Apple’s Q2 2008 financial figures are out and, while management are flinging out the usual hyperbole-filled quotes, the stats themselves make for potentially worrying reading. While year-on-year comparisons (i.e. measuring Q2 2008 to Q2 2007) are reasonable, compared to Q1,sales of iPhones were down by over 600,000 while iPod sales have more than halved. Even Mac sales are seeing a slowdown, dropping by 30k units from the first quarter.
“We’re delighted to report 43 percent revenue growth and the strongest March quarter revenue and earnings in Apple’s history. With over $17 billion in revenue for the first half of our fiscal year, we have strong momentum to launch some terrific new products in the coming quarters” Steve Jobs, CEO, Apple
Verus Q2 2007, iPod sales rose a mere 1-percent. Revenue from the PMPs grew 8-percent, however, thanks to the most part to the higher-priced iPod Touch. However it’s enough to prompt analysts to suggest that the iPod market overall has matured and, as a result, flattened.
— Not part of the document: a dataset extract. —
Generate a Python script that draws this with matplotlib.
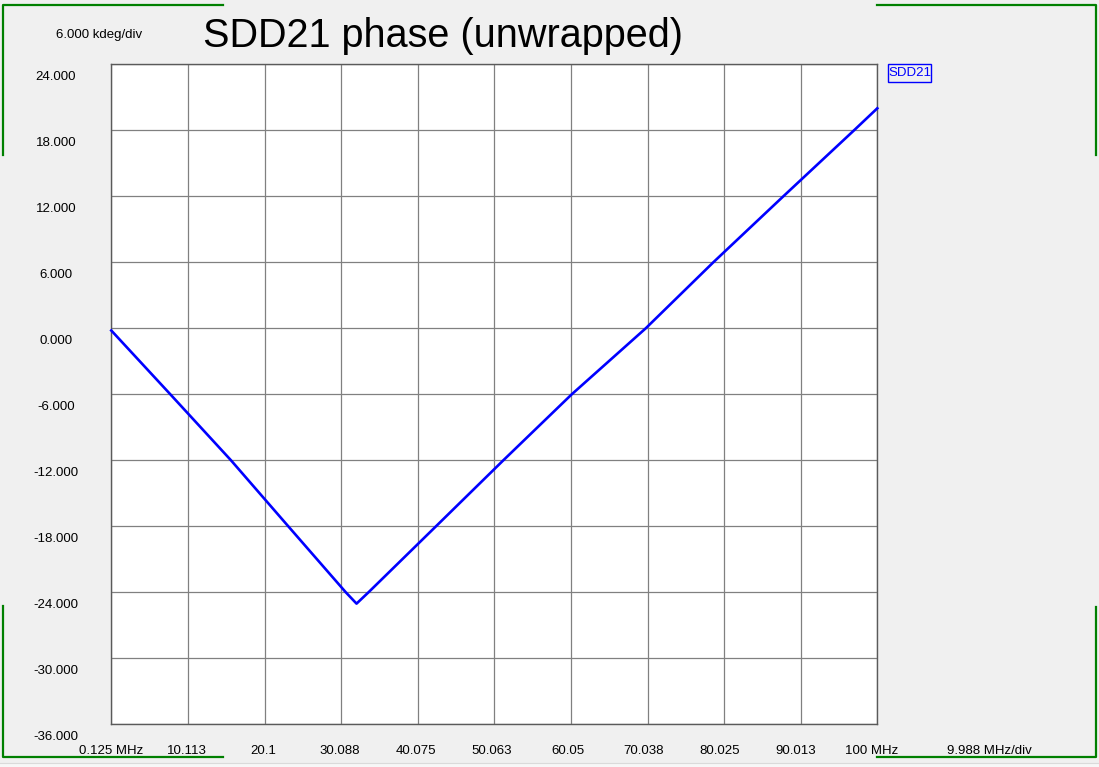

“We’re thrilled to have generated $4 billion in cash flow from operations in the first half of fiscal 2008, yielding an ending cash balance of $19.4 billion. Looking ahead to the third quarter of fiscal 2008, we expect revenue of about $7.2 billion and earnings per diluted share of about $1.00” Peter Oppenheimer, CFO, Apple
Of course, the next couple of quarters should see the arrival of the much-anticipated 3G iPhone, which is likely to reinvigorate Apple’s cellphone sales. R&D has also seen huge investment, with an almost 50-percent growth in the money Apple is putting into developing new products. Q1 was undoubtedly bolstered by Holiday season sales, and the offset demand for iPhones should add up to a successful year overall.